Requirements: The material below should be written out in full and exactly; pictures stay out of the copy.
* START Material for this exercise *
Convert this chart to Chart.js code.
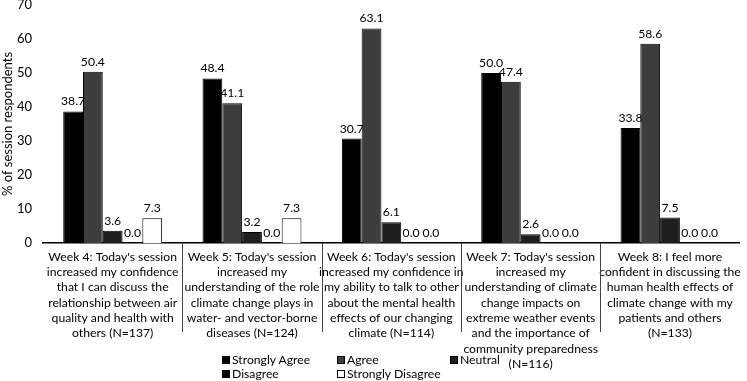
<!DOCTYPE html>
<html>
<head>
<meta charset="utf-8">
<script src="https://cdn.jsdelivr.net/npm/chart.js@4"></script>
<style>
  html,body{margin:0;padding:0;background:#fff;}
  #wrap{position:relative;width:747px;height:381px;}
  #legend{position:absolute;left:0;top:353px;font:12.2px Lato, sans-serif;color:#000;}
  .lg{position:absolute;white-space:nowrap;line-height:14px;}
  .lg i{display:inline-block;width:8px;height:8px;margin-right:2px;border:1px solid #000;box-sizing:border-box;vertical-align:0px;}
</style>
</head>
<body>
<div id="wrap">
  <canvas id="c" width="747" height="381"></canvas>
  <div id="legend"></div>
</div>
<script>
const FONT = 'Lato, sans-serif';
const FS = 12.2;

const categories = [
  ["Week 4: Today's session","increased my confidence","that I can discuss the","relationship between air","quality and health with","others (N=137)"],
  ["Week 5: Today's session","increased my","understanding of the role","climate change plays in","water- and vector-borne","diseases (N=124)"],
  ["Week 6: Today's session","increased my confidence in","my ability to talk to other","about the mental health","effects of our changing","climate (N=114)"],
  ["Week 7: Today's session","increased my","understanding of climate","change impacts on","extreme weather events","and the importance of","community preparedness","(N=116)"],
  ["Week 8: I feel more","confident in discussing the","human health effects of","climate change with my","patients and others","(N=133)"]
];

const stronglyAgree    = [38.7, 48.4, 30.7, 50.0, 33.8];
const agree            = [50.4, 41.1, 63.1, 47.4, 58.6];
const neutral          = [3.6, 3.2, 6.1, 2.6, 7.5];
const disagree         = [0.0, 0.0, 0.0, 0.0, 0.0];
const stronglyDisagree = [7.3, 7.3, 0.0, 0.0, 0.0];

const yMin = 0, yMax = 70, yStep = 10;
const yTitle = '% of session respondents';

const series = [
  {label:'Strongly Agree',    data:stronglyAgree,    color:'#000000'},
  {label:'Agree',             data:agree,            color:'#3d3d3d'},
  {label:'Neutral',           data:neutral,          color:'#1e1e1e'},
  {label:'Disagree',          data:disagree,         color:'#000000'},
  {label:'Strongly Disagree', data:stronglyDisagree, color:'#ffffff'},
];

// value labels above each bar
const barValues = {
  id:'barValues',
  afterDatasetsDraw(chart){
    const ctx = chart.ctx;
    ctx.save();
    ctx.font = FS + 'px ' + FONT;
    ctx.fillStyle = '#000';
    ctx.textAlign = 'center';
    ctx.textBaseline = 'alphabetic';
    chart.data.datasets.forEach((ds,i)=>{
      chart.getDatasetMeta(i).data.forEach((bar,j)=>{
        ctx.fillText(ds.data[j].toFixed(1), bar.x, bar.y - 6);
      });
    });
    ctx.restore();
  }
};

// long tick marks between categories, below the axis
const catSeparators = {
  id:'catSeparators',
  afterDraw(chart){
    const x = chart.scales.x, ctx = chart.ctx, top = chart.chartArea.bottom;
    ctx.save();
    ctx.strokeStyle = '#444';
    ctx.lineWidth = 1;
    for(let i=0;i<categories.length-1;i++){
      const px = Math.round((x.getPixelForValue(i)+x.getPixelForValue(i+1))/2)+0.5;
      ctx.beginPath(); ctx.moveTo(px, top); ctx.lineTo(px, top+89); ctx.stroke();
    }
    ctx.restore();
  }
};

const chart = new Chart(document.getElementById('c'), {
  type:'bar',
  data:{
    labels: categories,
    datasets: series.map(s=>({
      label:s.label, data:s.data, backgroundColor:s.color,
      borderColor:'#000', borderWidth:1,
      categoryPercentage:0.71, barPercentage:1.0
    }))
  },
  options:{
    responsive:false, animation:false, devicePixelRatio:1,
    layout:{padding:{top:0,right:2,bottom:9,left:0}},
    plugins:{legend:{display:false}, tooltip:{enabled:false}},
    scales:{
      x:{
        afterFit(s){ s.height = 129; },
        grid:{display:false, drawTicks:false},
        border:{display:true, color:'#000', width:1.5},
        ticks:{autoSkip:false, maxRotation:0, minRotation:0, padding:6, color:'#000',
               font:{family:FONT, size:FS, lineHeight:1.26}}
      },
      y:{
        min:yMin, max:yMax,
        afterFit(s){ s.width = 43; s.paddingTop = 5; s.paddingBottom = 0; },
        grid:{display:false, drawTicks:false},
        border:{display:false},
        ticks:{stepSize:yStep, padding:11, color:'#000', font:{family:FONT, size:13}},
        title:{display:true, text:yTitle, color:'#000', padding:0, font:{family:FONT, size:13}}
      }
    }
  },
  plugins:[barValues, catSeparators]
});

// legend: three columns, two rows
const legendCols = [222, 337, 450];
document.getElementById('legend').innerHTML = chart.data.datasets.map((ds,i)=>
  `<div class="lg" style="left:${legendCols[i%3]}px;top:${Math.floor(i/3)*14}px"><i style="background:${ds.backgroundColor}"></i>${ds.label}</div>`
).join('');
</script>
</body>
</html>
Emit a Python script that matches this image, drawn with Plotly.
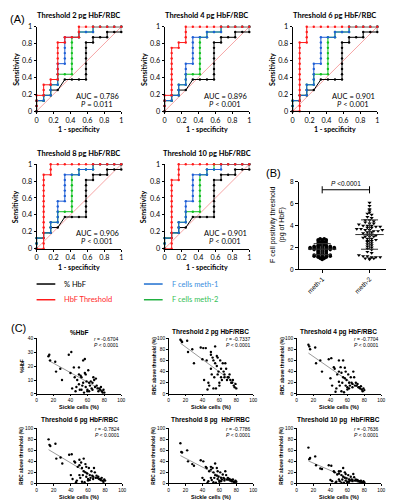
* END Material for this exercise *
Solution for this task:
Convert this chart to Chart.js code.
<!DOCTYPE html>
<html>
<head>
<meta charset="utf-8">
<script src="https://cdn.jsdelivr.net/npm/chart.js@4"></script>
<style>
  html,body{margin:0;padding:0;background:#fff;}
  #wrap{position:relative;width:747px;height:381px;}
  #legend{position:absolute;left:0;top:353px;font:12.2px Lato, sans-serif;color:#000;}
  .lg{position:absolute;white-space:nowrap;line-height:14px;}
  .lg i{display:inline-block;width:8px;height:8px;margin-right:2px;border:1px solid #000;box-sizing:border-box;vertical-align:0px;}
</style>
</head>
<body>
<div id="wrap">
  <canvas id="c" width="747" height="381"></canvas>
  <div id="legend"></div>
</div>
<script>
const FONT = 'Lato, sans-serif';
const FS = 12.2;

const categories = [
  ["Week 4: Today's session","increased my confidence","that I can discuss the","relationship between air","quality and health with","others (N=137)"],
  ["Week 5: Today's session","increased my","understanding of the role","climate change plays in","water- and vector-borne","diseases (N=124)"],
  ["Week 6: Today's session","increased my confidence in","my ability to talk to other","about the mental health","effects of our changing","climate (N=114)"],
  ["Week 7: Today's session","increased my","understanding of climate","change impacts on","extreme weather events","and the importance of","community preparedness","(N=116)"],
  ["Week 8: I feel more","confident in discussing the","human health effects of","climate change with my","patients and others","(N=133)"]
];

const stronglyAgree    = [38.7, 48.4, 30.7, 50.0, 33.8];
const agree            = [50.4, 41.1, 63.1, 47.4, 58.6];
const neutral          = [3.6, 3.2, 6.1, 2.6, 7.5];
const disagree         = [0.0, 0.0, 0.0, 0.0, 0.0];
const stronglyDisagree = [7.3, 7.3, 0.0, 0.0, 0.0];

const yMin = 0, yMax = 70, yStep = 10;
const yTitle = '% of session respondents';

const series = [
  {label:'Strongly Agree',    data:stronglyAgree,    color:'#000000'},
  {label:'Agree',             data:agree,            color:'#3d3d3d'},
  {label:'Neutral',           data:neutral,          color:'#1e1e1e'},
  {label:'Disagree',          data:disagree,         color:'#000000'},
  {label:'Strongly Disagree', data:stronglyDisagree, color:'#ffffff'},
];

// value labels above each bar
const barValues = {
  id:'barValues',
  afterDatasetsDraw(chart){
    const ctx = chart.ctx;
    ctx.save();
    ctx.font = FS + 'px ' + FONT;
    ctx.fillStyle = '#000';
    ctx.textAlign = 'center';
    ctx.textBaseline = 'alphabetic';
    chart.data.datasets.forEach((ds,i)=>{
      chart.getDatasetMeta(i).data.forEach((bar,j)=>{
        ctx.fillText(ds.data[j].toFixed(1), bar.x, bar.y - 6);
      });
    });
    ctx.restore();
  }
};

// long tick marks between categories, below the axis
const catSeparators = {
  id:'catSeparators',
  afterDraw(chart){
    const x = chart.scales.x, ctx = chart.ctx, top = chart.chartArea.bottom;
    ctx.save();
    ctx.strokeStyle = '#444';
    ctx.lineWidth = 1;
    for(let i=0;i<categories.length-1;i++){
      const px = Math.round((x.getPixelForValue(i)+x.getPixelForValue(i+1))/2)+0.5;
      ctx.beginPath(); ctx.moveTo(px, top); ctx.lineTo(px, top+89); ctx.stroke();
    }
    ctx.restore();
  }
};

const chart = new Chart(document.getElementById('c'), {
  type:'bar',
  data:{
    labels: categories,
    datasets: series.map(s=>({
      label:s.label, data:s.data, backgroundColor:s.color,
      borderColor:'#000', borderWidth:1,
      categoryPercentage:0.71, barPercentage:1.0
    }))
  },
  options:{
    responsive:false, animation:false, devicePixelRatio:1,
    layout:{padding:{top:0,right:2,bottom:9,left:0}},
    plugins:{legend:{display:false}, tooltip:{enabled:false}},
    scales:{
      x:{
        afterFit(s){ s.height = 129; },
        grid:{display:false, drawTicks:false},
        border:{display:true, color:'#000', width:1.5},
        ticks:{autoSkip:false, maxRotation:0, minRotation:0, padding:6, color:'#000',
               font:{family:FONT, size:FS, lineHeight:1.26}}
      },
      y:{
        min:yMin, max:yMax,
        afterFit(s){ s.width = 43; s.paddingTop = 5; s.paddingBottom = 0; },
        grid:{display:false, drawTicks:false},
        border:{display:false},
        ticks:{stepSize:yStep, padding:11, color:'#000', font:{family:FONT, size:13}},
        title:{display:true, text:yTitle, color:'#000', padding:0, font:{family:FONT, size:13}}
      }
    }
  },
  plugins:[barValues, catSeparators]
});

// legend: three columns, two rows
const legendCols = [222, 337, 450];
document.getElementById('legend').innerHTML = chart.data.datasets.map((ds,i)=>
  `<div class="lg" style="left:${legendCols[i%3]}px;top:${Math.floor(i/3)*14}px"><i style="background:${ds.backgroundColor}"></i>${ds.label}</div>`
).join('');
</script>
</body>
</html>
Emit a Python script that matches this image, drawn with Plotly.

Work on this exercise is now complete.